I thought I had to be someone else to be loved. I felt that I was multi-faceted, but now, I see that I was simply shape-shifting to be whomever others needed from me. I dressed the part and yet, at the end of the day, I was so exhausted. Tired of acting. Tired of changing my script based on who I interacted with.

In the neurodivergent community, this is known as masking. I’m not sure if I was masking or just uncomfortable in my own skin after being made to feel ashamed for who I am. But in 2019, something changed.

I went back to school to finish my undergrad degree, and somehow, through my education and meeting new people who encouraged me to unveil my true self, I began to unwrap my many false layers. I began to experiment with identity in a new way – instead of piling on layers to protect myself, I began stripping layers of myself until my vulnerable and true self remained. A friend reassured me that people would “worship [my] strange”. That phrase resonated through me and I began to embrace this part of myself that I long abandoned.

I reached out to people and showed them genuine, unfiltered kindness. I danced to the music at the fast food restaurant, I walked on landscape walls as though they were a tight rope, I began to radiate joy.
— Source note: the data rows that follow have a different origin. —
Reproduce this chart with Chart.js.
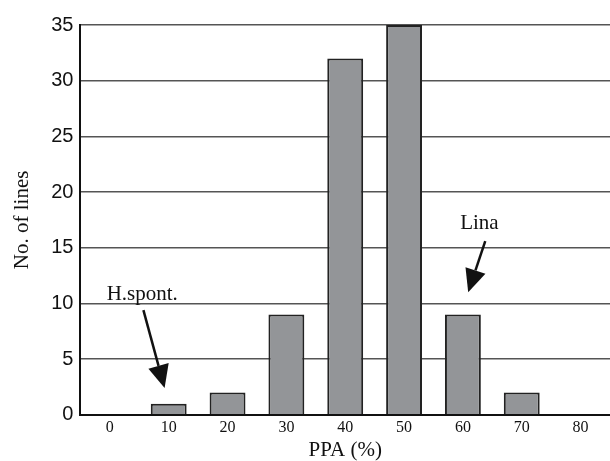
<!DOCTYPE html>
<html>
<head>
<meta charset="utf-8">
<script src="https://cdn.jsdelivr.net/npm/chart.js@4/dist/chart.umd.min.js"></script>
<style>
  html, body { margin: 0; padding: 0; background: #fff; }
  #wrap { width: 610px; height: 461px; }
</style>
</head>
<body>
<div id="wrap"><canvas id="ppaChart" width="610" height="461"></canvas></div>
<script>
// PPA histogram - number of lines per PPA class
const PPA_CLASSES = ['0', '10', '20', '30', '40', '50', '60', '70', '80'];
const LINE_COUNTS = [0, 1, 2, 9, 32, 35, 9, 2, 0];
const Y_TICKS = [0, 5, 10, 15, 20, 25, 30, 35];

// callouts, in data units (category index, count)
const CALLOUTS = [
  { text: 'H.spont.', label: [0.55, 10.8], from: [0.57, 9.4], to: [0.93, 2.4] },
  { text: 'Lina',     label: [6.28, 17.2], from: [6.38, 15.6], to: [6.09, 11.0] },
];

const SERIF = '"Liberation Serif", "DejaVu Serif", serif';
const SANS = '"Liberation Sans", Arial, sans-serif';

const calloutPlugin = {
  id: 'callouts',
  afterDatasetsDraw(chart) {
    const { ctx, scales: { x, y } } = chart;
    ctx.save();
    CALLOUTS.forEach(c => {
      const lx = x.getPixelForValue(c.label[0]), ly = y.getPixelForValue(c.label[1]);
      ctx.fillStyle = '#111';
      ctx.font = '21px ' + SERIF;
      ctx.textAlign = 'center';
      ctx.textBaseline = 'middle';
      ctx.fillText(c.text, lx, ly);

      const x1 = x.getPixelForValue(c.from[0]), y1 = y.getPixelForValue(c.from[1]);
      const x2 = x.getPixelForValue(c.to[0]), y2 = y.getPixelForValue(c.to[1]);
      const ang = Math.atan2(y2 - y1, x2 - x1);
      const headLen = 23, headHalf = 10.5;
      const bx = x2 - headLen * Math.cos(ang), by = y2 - headLen * Math.sin(ang);
      ctx.strokeStyle = '#111';
      ctx.lineWidth = 2.5;
      ctx.beginPath();
      ctx.moveTo(x1, y1);
      ctx.lineTo(bx, by);
      ctx.stroke();
      ctx.beginPath();
      ctx.moveTo(x2, y2);
      ctx.lineTo(bx + headHalf * Math.sin(ang), by - headHalf * Math.cos(ang));
      ctx.lineTo(bx - headHalf * Math.sin(ang), by + headHalf * Math.cos(ang));
      ctx.closePath();
      ctx.fill();
    });
    ctx.restore();
  }
};

new Chart(document.getElementById('ppaChart'), {
  type: 'bar',
  data: {
    labels: PPA_CLASSES,
    datasets: [{
      data: LINE_COUNTS,
      backgroundColor: '#939598',
      borderColor: '#222',
      borderWidth: 2,
      borderSkipped: 'bottom',
      barPercentage: 0.61,
      categoryPercentage: 1.0,
    }],
  },
  options: {
    responsive: false,
    animation: false,
    devicePixelRatio: 1,
    layout: { padding: { top: 25, right: 0, left: 10, bottom: 0 } },
    plugins: { legend: { display: false }, tooltip: { enabled: false } },
    scales: {
      x: {
        grid: { display: false, drawTicks: false },
        border: { display: true, color: '#111', width: 2 },
        ticks: { color: '#111', font: { family: SERIF, size: 16 }, padding: 3 },
        title: { display: true, text: 'PPA (%)', color: '#111', font: { family: SERIF, size: 21, lineHeight: 1.0 }, padding: { top: 0, bottom: 0 } },
      },
      y: {
        min: 0, max: 35,
        afterBuildTicks: (axis) => { axis.ticks = Y_TICKS.map(v => ({ value: v })); },
        grid: { color: '#555', lineWidth: 1.5, drawTicks: false },
        border: { display: true, color: '#111', width: 2 },
        ticks: { color: '#111', font: { family: SANS, size: 20 }, padding: 7 },
        title: { display: true, text: 'No. of lines', color: '#111', font: { family: SERIF, size: 21 }, padding: { top: 0, bottom: 9 } },
      },
    },
  },
  plugins: [calloutPlugin],
});
</script>
</body>
</html>
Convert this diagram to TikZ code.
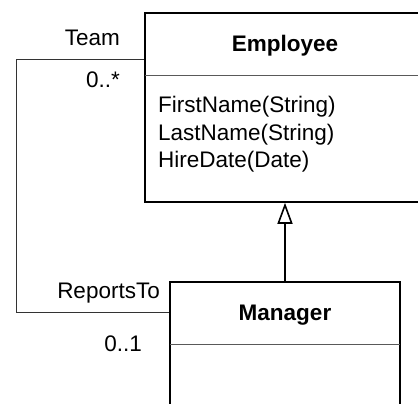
\documentclass[tikz,border=0pt]{standalone}
\usepackage{fontspec}
\setmainfont{Liberation Sans}
\usepackage{tikz}
\usetikzlibrary{shapes,arrows.meta}

\begin{document}
\begin{tikzpicture}[x=1pt,y=-1pt,
    font=\fontsize{22.5}{27}\selectfont,
    classbox/.style={draw,rectangle,line width=1.6pt,inner sep=0pt},
    namebox/.style={rectangle,inner sep=0pt,text height=16pt,text depth=0pt,font=\fontsize{22.5}{27}\selectfont\bfseries},
    divider/.style={draw=black!65,line width=0.9pt},
    assoc/.style={draw=black!80,line width=0.9pt},
    inherit/.style={line width=1.6pt,-{Triangle[open,length=21pt,width=15pt]}},
    txt/.style={inner sep=0pt}]

  \clip (0,0) rectangle (418,404);

  \node[classbox,minimum width=280,minimum height=189] at (285,107.5) (employee) {};
  \node[namebox,minimum width=280,minimum height=63,anchor=north] at (employee.north) (employee-name) {Employee};
  \draw[divider] (employee-name.south west) -- (employee-name.south east);

  \node[txt,anchor=base west] at (158,113) (employee-a1) {FirstName(String)};
  \node[txt,anchor=base west] at (158,140) (employee-a2) {LastName(String)};
  \node[txt,anchor=base west] at (158,167) (employee-a3) {HireDate(Date)};

  \node[classbox,minimum width=230,minimum height=180] at (285,372) (manager) {};
  \node[namebox,minimum width=230,minimum height=63,anchor=north] at (manager.north) (manager-name) {Manager};
  \draw[divider] (manager-name.south west) -- (manager-name.south east);

  \draw[inherit] (manager.north) -- (employee.south);

  \draw[assoc] ([yshift=-47pt]employee.north west) -- ++(-128pt,0) |- ([yshift=-31pt]manager.north west);

  \node[txt,anchor=base east] at (120,46) (team) {Team};
  \node[txt,anchor=base east] at (120,88) (team-mult) {0..*};
  \node[txt,anchor=base east] at (160,298) (reports) {ReportsTo};
  \node[txt,anchor=base east] at (142,351) (reports-mult) {0..1};

\end{tikzpicture}
\end{document}
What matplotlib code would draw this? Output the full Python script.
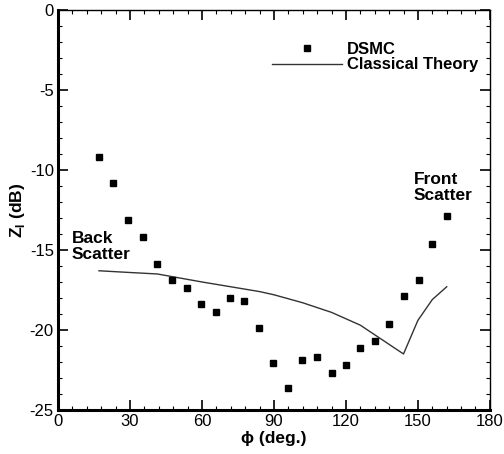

I honestly stopped caring what others thought of me. These experiences transformed me. Friends began to say how I was glowing. That I had become a new person.

via PostSecret

I might be strange and sometimes, feel like an alien on a foreign planet, but I finally discovered I would rather be my own version of strange than a replica of those who surrounded me. I want to be the individual I am – not blend in. That being said, I don’t want to be eccentric simply for weirdness sake, but I just want to embrace my genuine, authentic self.

And I am embracing her.

I hope if you are out there, you read this and know that yes, I’m here, and I’m just as strange as you.

And now that you have my scent, you can always find me again.